The River Loire also plays an important role intersecting the different timelines. It flows through the Angevin lands that Philip Augustus covets, past François I’s palace at Amboise down to Nantes, where we first encounter Vicus in the city where land and sea, France and Brittany meet and blur together. Leonardo’s plans to divert the Loire as part of his grandiose architectural schemes on behalf of François are rejected as unrealistic by the king’s advisors, and we are reminded later that the movement of rivers’ courses must be the work of centuries, not of a single man: “empires rose and fell and rivers changed their course in their meandering way” (p. 433). Water is not the only element to cross the time-lines; fire destroys Chartres Cathedral in the twelfth century, and the Cathedral of Nantes in the twentieth, just the latest of a series of conflagrations from Viking invasion via World War II bombs. (A percentage of the price of each copy of Passacaglia is donated to the Amis de la Cathédrale de Nantes).

Geography is also central to Philip Augustus’ obsessive pursuit of Eleanor of Aquitaine. Like Prince Herbert’s father in Monty Python and the Holy Grail, he is interested not so much in the woman herself as her “huge tracts of land”. As he lies with his wife Isabelle of Hainault, the young king thinks of territories and titles, “Aquitaine with her ammonitic peaks. Aquitaine with her rushing-grustling forests sighing. Aquitaine with her dappled Atlantic sands, her salt-capped waves and her dusty grapes ... Aquitaine and her Eleanor, that restless huntress who had besotted his slow, cold, dimwitted father … And he came, hot and freely” (p. 13). When he finally defeats and kills Richard the Lionheart at Château-Gaillard (the historical Richard died in the Limousin, fighting a rebellious vassal) Philip’s joy is almost sexual as he exclaims “Eleanor, you are mine” (p. 500). Eleanor never appears directly in the novel, but her presence is felt not only through Philip’s ambitions but in the modern love triangle between Vicus, his beloved El, and his rival Ricus, which recalls Philip’s father Louis VII’s loss of Eleanor (and Aquitaine) to Henry of Anjou; [Ludo]Vicus, El[eanor], [Hen]Ricus.

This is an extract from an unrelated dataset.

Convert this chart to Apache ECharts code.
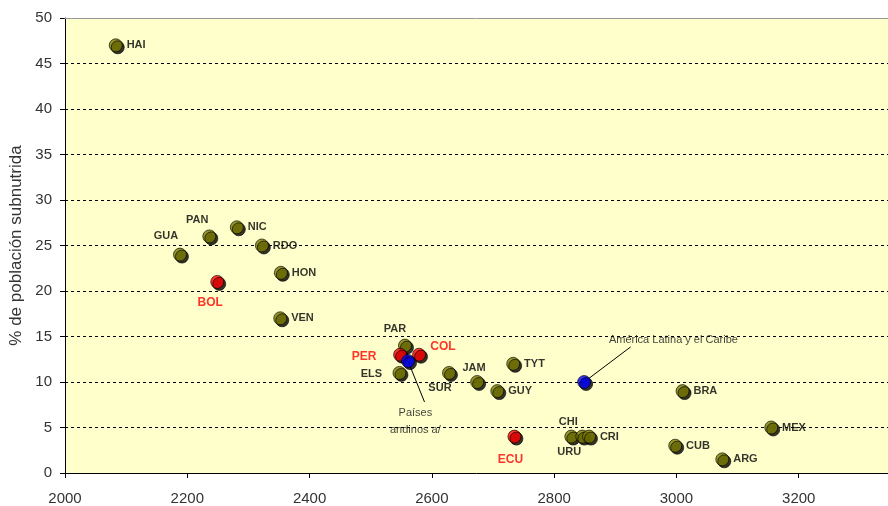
<!DOCTYPE html>
<html>
<head>
<meta charset="utf-8">
<script src="https://cdn.jsdelivr.net/npm/echarts@6/dist/echarts.min.js"></script>
<style>html,body{margin:0;padding:0;background:#fff;}#c{width:888px;height:506px;}</style>
</head>
<body>
<div id="c"></div>
<script>
// Data: calories per capita (x) vs % undernourished (y)
var countries = ['HAI','GUA','PAN','NIC','RDO','HON','VEN','PAR','ELS','SUR','JAM','GUY','TYT','CHI','URU','CRI','BRA','CUB','ARG','MEX'];
var countryX  = [2083, 2188, 2236, 2281, 2322, 2353, 2352, 2556, 2547, 2628, 2674, 2707, 2733, 2828, 2846, 2857, 3010, 2998, 3075, 3155];
var countryY  = [47,   24,   26,   27,   25,   22,   17,   14,   11,   11,   10,   9,    12,   4,    4,    4,    9,    3,    1.5,  5];

var andean  = ['BOL','PER','COL','ECU'];
var andeanX = [2249, 2548, 2579, 2735];
var andeanY = [21,   13,   13,   4];

var aggregates = ['Países\nandinos a/', 'América Latina y el Caribe'];
var aggX = [2561, 2849];
var aggY = [12.3, 10];
// annotation text anchors and leader-line ends
var noteX = [2573, 2995];
var noteY = [5.7, 14.6];
var leaderX = [2588, 2925];
var leaderY = [7.8, 13.85];

var xTicks = [2000, 2200, 2400, 2600, 2800, 3000, 3200];

// label placement (style only)
var labelPlace = {
  HAI:'right', GUA:[-14,-19], PAN:[-12,-16], NIC:'right', RDO:'right', HON:'right', VEN:'right',
  PAR:[-10,-17], ELS:[-28,1], SUR:[-9,15], JAM:[-3,-14], GUY:'right', TYT:'right',
  CHI:[-3,-15], URU:[-13,15], CRI:'right', BRA:'right', CUB:'right', ARG:'right', MEX:'right',
  BOL:[-7,21], PER:[-36,2], COL:[24,-8], ECU:[-4,23]
};

function makePoints(names, xs, ys) {
  return names.map(function (n, i) {
    var p = labelPlace[n];
    var lab = (p === 'right') ? {position:'right', distance:4} : {position:'inside', offset:p};
    return {name:n, value:[xs[i], ys[i]], label:lab};
  });
}

var shadow = {shadowColor:'#000', shadowBlur:0, shadowOffsetX:2, shadowOffsetY:2, borderColor:'#000', borderWidth:0.8};
var font = 'Liberation Sans, Arial, sans-serif';

var chart = echarts.init(document.getElementById('c'));
chart.setOption({
  animation:false,
  backgroundColor:'#fff',
  grid:{left:65, top:18, right:0, bottom:33, outerBoundsMode:'none', containLabel:false, show:true, backgroundColor:'#FFFFCC', borderWidth:0},
  xAxis:[{
    type:'value', min:2000, max:3346, interval:200,
    axisLine:{show:true, lineStyle:{color:'#000', width:1}},
    axisTick:{show:true, length:5, lineStyle:{color:'#000'}, customValues:xTicks},
    axisLabel:{color:'#333', fontSize:15, fontFamily:font, margin:18, customValues:xTicks,
      formatter:function(v){return String(v);}},
    splitLine:{show:false}
  },{
    type:'value', min:2000, max:3346, position:'top', z:3,
    axisLine:{show:true, onZero:false, lineStyle:{color:'#999', width:1}},
    axisTick:{show:false}, axisLabel:{show:false}, splitLine:{show:false}
  }],
  yAxis:{
    type:'value', min:0, max:50, interval:5,
    name:'% de población subnutrida', nameLocation:'middle', nameGap:39, nameRotate:90,
    nameTextStyle:{color:'#333', fontSize:17, fontFamily:font},
    axisLine:{show:true, lineStyle:{color:'#000', width:1}},
    axisTick:{show:true, length:5, lineStyle:{color:'#000'}},
    axisLabel:{color:'#333', fontSize:15, fontFamily:font, margin:13},
    splitLine:{show:true, lineStyle:{color:'#000', type:[3,3], width:1}}
  },
  series:[
    {
      type:'scatter', symbolSize:13, z:3,
      itemStyle:Object.assign({color:'#7B7B00'}, shadow),
      label:{show:true, formatter:'{b}', color:'#000', fontWeight:'bold', fontSize:11, fontFamily:font, textBorderWidth:0},
      data:makePoints(countries, countryX, countryY)
    },
    {
      type:'scatter', symbolSize:13, z:4,
      itemStyle:Object.assign({color:'#FF0000'}, shadow),
      label:{show:true, formatter:'{b}', color:'#FF0000', fontWeight:'bold', fontSize:12, fontFamily:font, textBorderWidth:0},
      data:makePoints(andean, andeanX, andeanY)
    },
    {
      type:'scatter', symbolSize:13, z:5,
      itemStyle:Object.assign({color:'#0000FF'}, shadow),
      label:{show:false},
      data:aggregates.map(function(n,i){return {name:n, value:[aggX[i], aggY[i]]};}),
      markLine:{
        silent:true, symbol:'none', animation:false,
        lineStyle:{color:'#000', width:1, type:'solid'},
        label:{show:false},
        data:aggregates.map(function(n,i){return [{coord:[aggX[i], aggY[i]]},{coord:[leaderX[i], leaderY[i]]}];})
      }
    },
    {
      type:'scatter', symbol:'circle', symbolSize:1, z:6, silent:true,
      itemStyle:{color:'rgba(0,0,0,0)'},
      label:{show:true, position:'inside', formatter:'{b}', color:'#111', fontSize:11, lineHeight:17, fontFamily:font, textBorderWidth:0},
      data:aggregates.map(function(n,i){return {name:n, value:[noteX[i], noteY[i]]};})
    }
  ]
});
</script>
</body>
</html>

Scaer, a professor of French literature of Roanoke College, joins the ranks of academics who also engage in the writing of fiction (and, in Scaer’s case, of music and poetry also). His interdisciplinary background allows the author to adopt a more complex, playful, and multilayered approach to the past than is usually encountered in the sometimes tired genre of the historical novel. Like other academic-novelists such as Umberto Eco and Bruce Holsinger, Scaer strives not to reproduce the past as a Rankean “as it really was” – there are deliberate historical “errors” (improvements?), such as Philip Augustus killing Richard the Lionheart, and Peruggia and Apollinaire’s meeting in Nice – but to engage with how history is made, and how the past intersects with the present. Scaer’s work is complex without being baffling, challenging without being inaccessible, and intellectual without being pretentious. Readers with a background in the history, music, art or literature of the Middle Ages and Renaissance will enjoy identifying the allusions and references, but those without such a background will still appreciate the novel for its strong characterizations, fine prose and poetry, and evocation of France.

Michael Evans
Delta College






[1] Personal communication, June 23, 2015.